6) Interview Mental Model

What to say when asked "How does GC work?"

Concise strong answer:

  1. JS engines use tracing GC from roots, not only reference counting.
  2. V8 is generational: young collection is frequent and cheap, old collection is heavier.
  3. Mark identifies live objects; sweep reclaims dead; compact reduces fragmentation when needed.
  4. Leaks happen when references remain reachable accidentally, not because GC is absent.

Reasoning about leaks without tools

If profiling is unavailable, reason via lifetime ownership:

  • What should die after request/session/job?
  • Which roots can still reference it (global map, listener, timer, closure)?
  • Is there an eviction/disposal boundary?

Debugging production memory issues

Disciplined sequence:

  1. Reproduce with representative workload.
  2. Check RSS, heap used, GC frequency over time.
  3. Capture snapshots at intervals.
  4. Inspect dominators and retainers.
  5. Patch ownership/lifetime bug.
  6. Validate by comparing post-fix retained growth trends.

GC improves safety; it does not replace memory design.
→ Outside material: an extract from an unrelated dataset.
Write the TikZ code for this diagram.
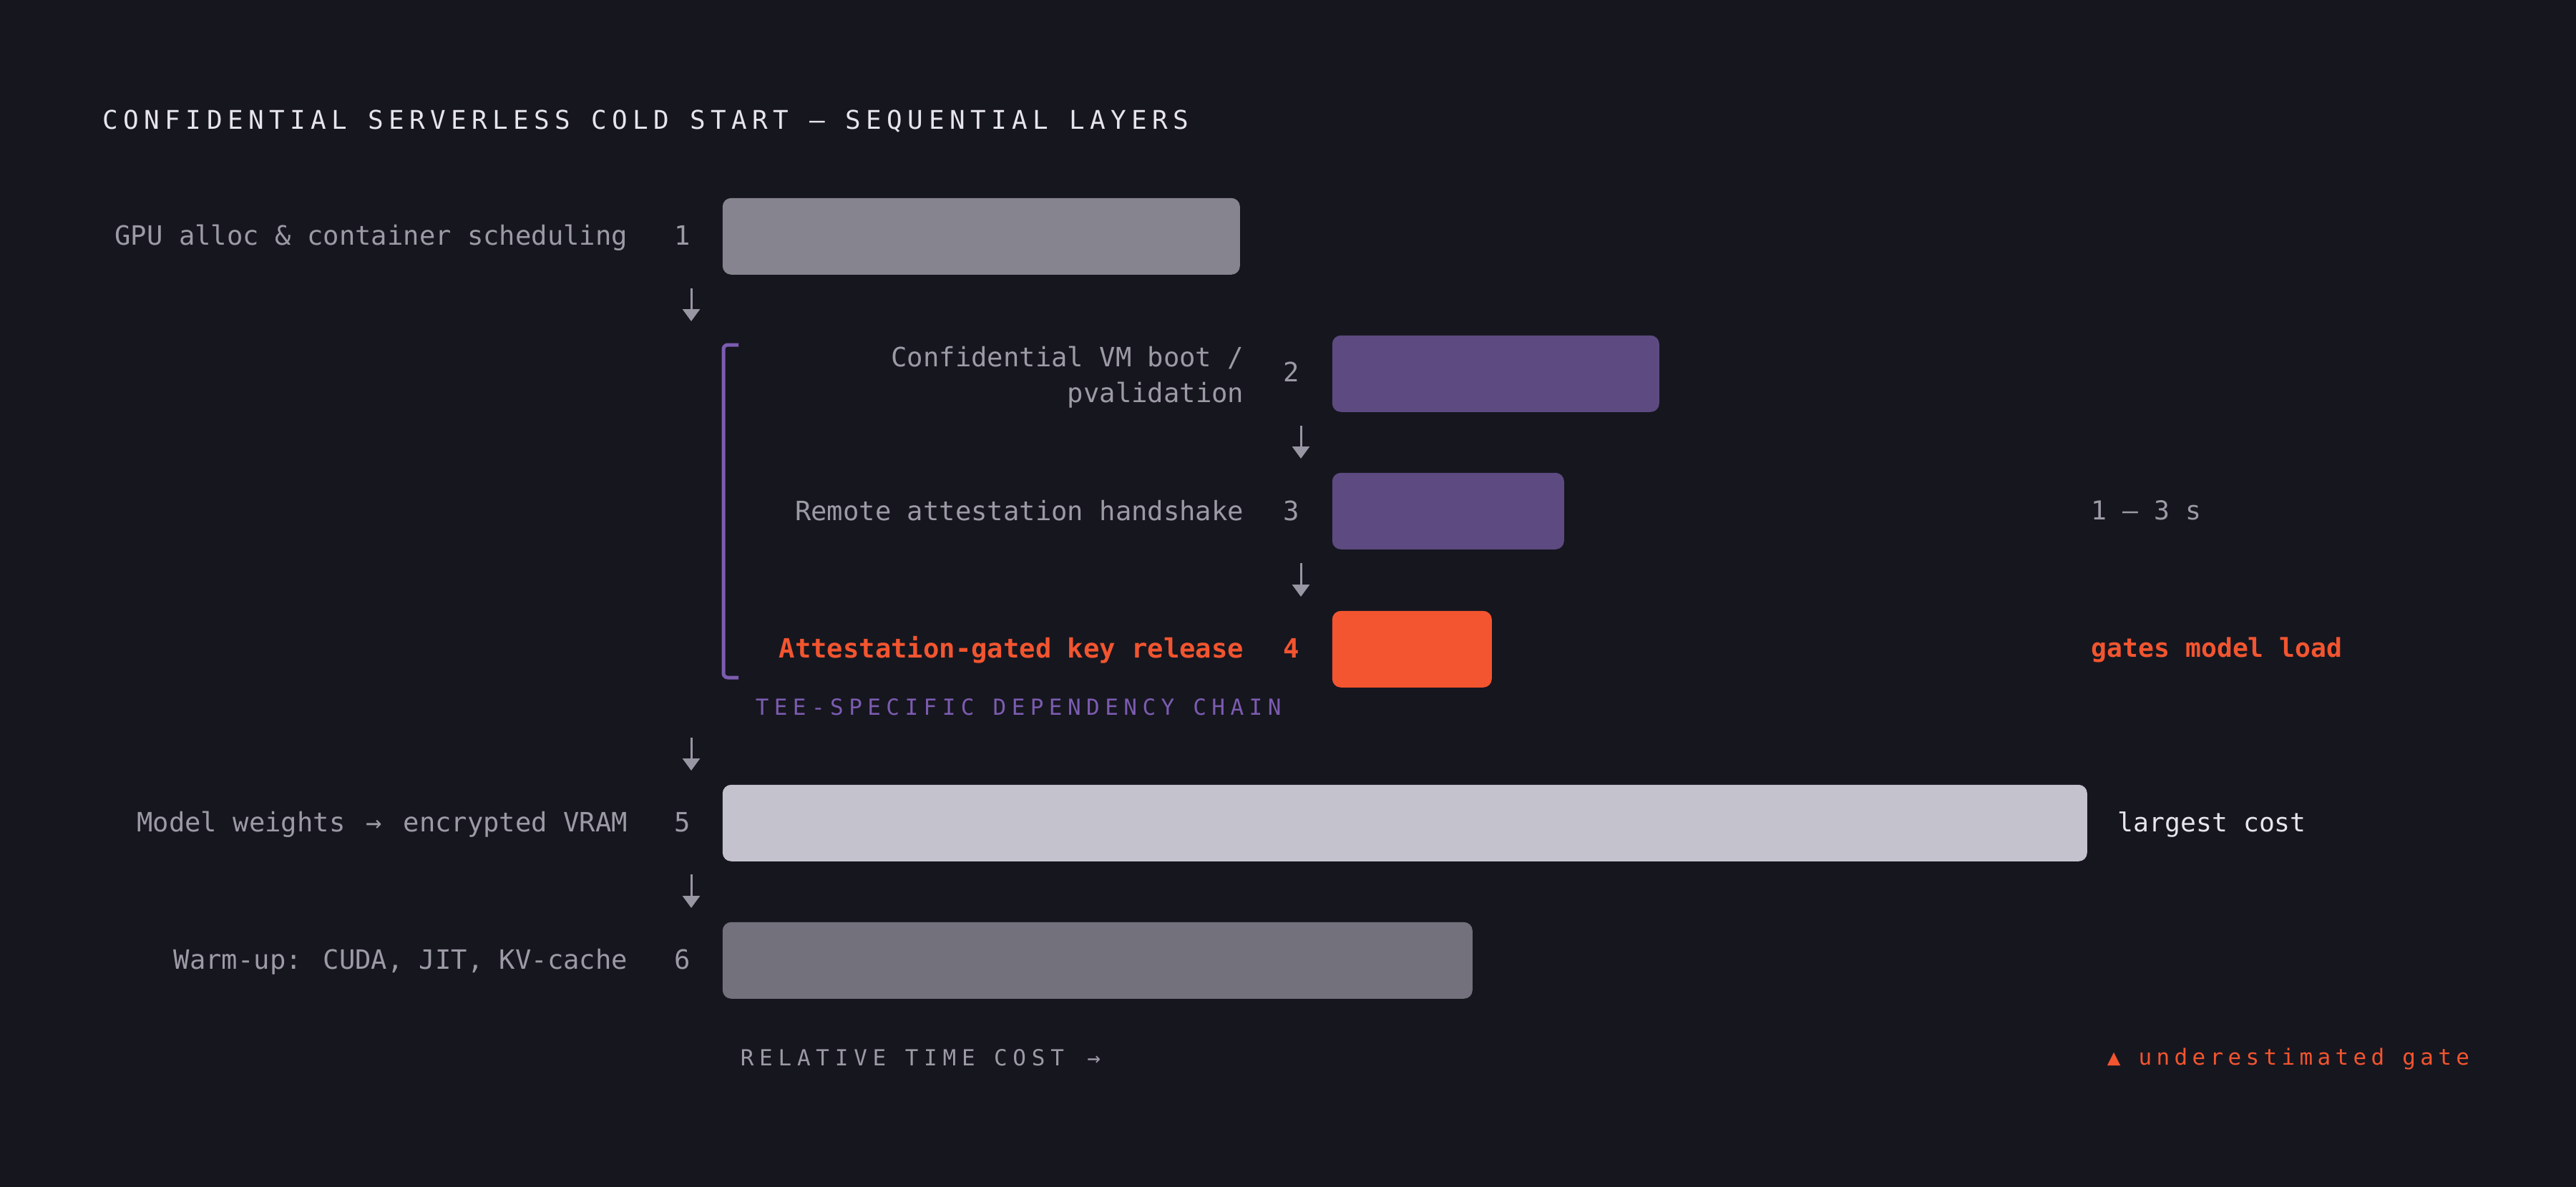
\documentclass[tikz,border=0pt]{standalone}
\usepackage{fontspec}
\setmainfont{DejaVu Sans Mono}
\setmonofont{DejaVu Sans Mono}
\newfontfamily\titlefont[LetterSpace=20.5]{DejaVu Sans Mono}
\newfontfamily\capsfont[LetterSpace=24]{DejaVu Sans Mono}
\newfontfamily\axisfont[LetterSpace=25]{DejaVu Sans Mono}
\newfontfamily\notefont[LetterSpace=20.5]{DejaVu Sans Mono}
\usetikzlibrary{arrows.meta}
\definecolor{bgc}{HTML}{16161F}
\definecolor{labelc}{HTML}{9C9AA5}
\definecolor{titlec}{HTML}{E6E4EC}
\definecolor{lightc}{HTML}{E6E4EC}
\definecolor{purpc}{HTML}{7C5CB0}
\definecolor{orangec}{HTML}{F2552F}
\definecolor{barone}{HTML}{86848F}
\definecolor{bartee}{HTML}{5C4A80}
\definecolor{barfive}{HTML}{C4C2CD}
\definecolor{barsix}{HTML}{73717C}
\definecolor{arrowc}{HTML}{9896A2}
\tikzset{
  bar/.style={draw=none, rounded corners=3pt, minimum height=26.75pt, inner sep=0pt, anchor=north west},
  lbl/.style={inner sep=0pt, anchor=base east, text=labelc, font=\fontsize{9.3pt}{12.5pt}\selectfont},
  num/.style={inner sep=0pt, anchor=base, text=labelc, font=\fontsize{9.3pt}{12.5pt}\selectfont},
  side/.style={inner sep=0pt, anchor=base west, font=\fontsize{9.1pt}{12pt}\selectfont},
  flow/.style={draw=arrowc, line width=0.75pt, -{Triangle[width=6pt, length=4.25pt]}},
  bracketline/.style={draw=purpc, line width=1.25pt, rounded corners=1.5pt},
}
\begin{document}
\begin{tikzpicture}[x=0.25pt, y=-0.25pt]
\fill[bgc] (0,0) rectangle (3600,1659);

% title
\node[inner sep=0pt, anchor=base west, text=titlec, font=\titlefont\fontsize{9pt}{11pt}\selectfont] (title) at (143,180) {CONFIDENTIAL SERVERLESS COLD START — SEQUENTIAL LAYERS};

% row 1
\node[lbl] (l1) at (878,342) {GPU alloc \& container scheduling};
\node[num] (n1) at (954,342) {1};
\node[bar, fill=barone, minimum width=180.75pt] (b1) at (1009,276) {};

% row 2
\node[lbl, align=right, anchor=east] (l2) at (1739,527) {Confidential VM boot /\\pvalidation};
\node[num] (n2) at (1805,533) {2};
\node[bar, fill=bartee, minimum width=114.25pt] (b2) at (1861,468) {};

% row 3
\node[lbl] (l3) at (1739,727) {Remote attestation handshake};
\node[num] (n3) at (1805,727) {3};
\node[bar, fill=bartee, minimum width=81pt] (b3) at (1861,660) {};

% row 4
\node[lbl, text=orangec, font=\bfseries\fontsize{9.3pt}{12.5pt}\selectfont] (l4) at (1739,919) {Attestation-gated key release};
\node[num, text=orangec, font=\bfseries\fontsize{9.3pt}{12.5pt}\selectfont] (n4) at (1805,919) {4};
\node[bar, fill=orangec, minimum width=55.75pt] (b4) at (1861,853) {};

% row 5
\node[lbl] (l5) at (878,1162) {Model weights \hspace{1.75pt}→\hspace{1.75pt} encrypted VRAM};
\node[num] (n5) at (954,1162) {5};
\node[bar, fill=barfive, minimum width=476.75pt] (b5) at (1009,1096) {};

% row 6
\node[lbl] (l6) at (878,1354) {Warm-up: CUDA, JIT, KV-cache};
\node[num] (n6) at (954,1354) {6};
\node[bar, fill=barsix, minimum width=262pt] (b6) at (1009,1288) {};

% bracket
\draw[bracketline] (1032,482) -- (1011,482) -- (1011,947) -- (1032,947);
\node[inner sep=0pt, anchor=base west, text=purpc, font=\capsfont\fontsize{7.75pt}{10pt}\selectfont] (tee) at (1055,999) {TEE-SPECIFIC DEPENDENCY CHAIN};

% flow arrows
\coordinate (a1s) at (966,403); \coordinate (a1e) at (966,449);
\coordinate (a2s) at (1818,595); \coordinate (a2e) at (1818,641);
\coordinate (a3s) at (1818,787); \coordinate (a3e) at (1818,834);
\coordinate (a4s) at (966,1031); \coordinate (a4e) at (966,1077);
\coordinate (a5s) at (966,1222); \coordinate (a5e) at (966,1269);
\draw[flow] (a1s) -- (a1e);
\draw[flow] (a2s) -- (a2e);
\draw[flow] (a3s) -- (a3e);
\draw[flow] (a4s) -- (a4e);
\draw[flow] (a5s) -- (a5e);

% right side notes
\node[side, text=labelc] (r3) at (2922,726) {1 – 3 s};
\node[side, text=orangec, font=\bfseries\fontsize{9.1pt}{12pt}\selectfont] (r4) at (2922,918) {gates model load};
\node[side, text=lightc] (r5) at (2959,1162) {largest cost};

% footer
\node[inner sep=0pt, anchor=base west, text=labelc, font=\axisfont\fontsize{7.75pt}{10pt}\selectfont] (axis) at (1034,1489) {RELATIVE TIME COST \hspace{1.5pt}→};
\node[inner sep=0pt, anchor=base west, text=orangec, font=\notefont\fontsize{7.75pt}{10pt}\selectfont] (note) at (2944,1488) {▲ underestimated gate};
\end{tikzpicture}
\end{document}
Reachability bugs are still your responsibility.

Non-determinism: Unreachable != Collected (and memory may not return to the OS)

In JavaScript, garbage collection is non-deterministic:

  • When an object becomes unreachable, it becomes eligible for collection, but it is not collected immediately.
  • V8 may postpone collection until it needs memory, hits allocation limits, or reaches heuristics thresholds.
  • Even after collection, memory may be reused internally and not returned to the OS right away (or at all).

Practical consequences (common interview traps):

  • You cannot "force GC" in production code. (There is --expose-gc for local experiments, but it is not a production guarantee.)
  • Memory graphs in production can look “flat” even after fixing a leak because:
    • objects may move between generations,
    • old space may stay reserved,
    • freed memory may be reused later.
  • A leak is about reachability (retainers), not “high memory right now”.

What you can do reliably:

  • Identify unexpected roots/retainers (globals, caches, listeners, timers, long-lived closures).
  • Prove bounded growth (eviction, unsubscribe, clear timers).
  • Confirm leak fixes using repeated snapshots and retainer paths, not “memory drops immediately”.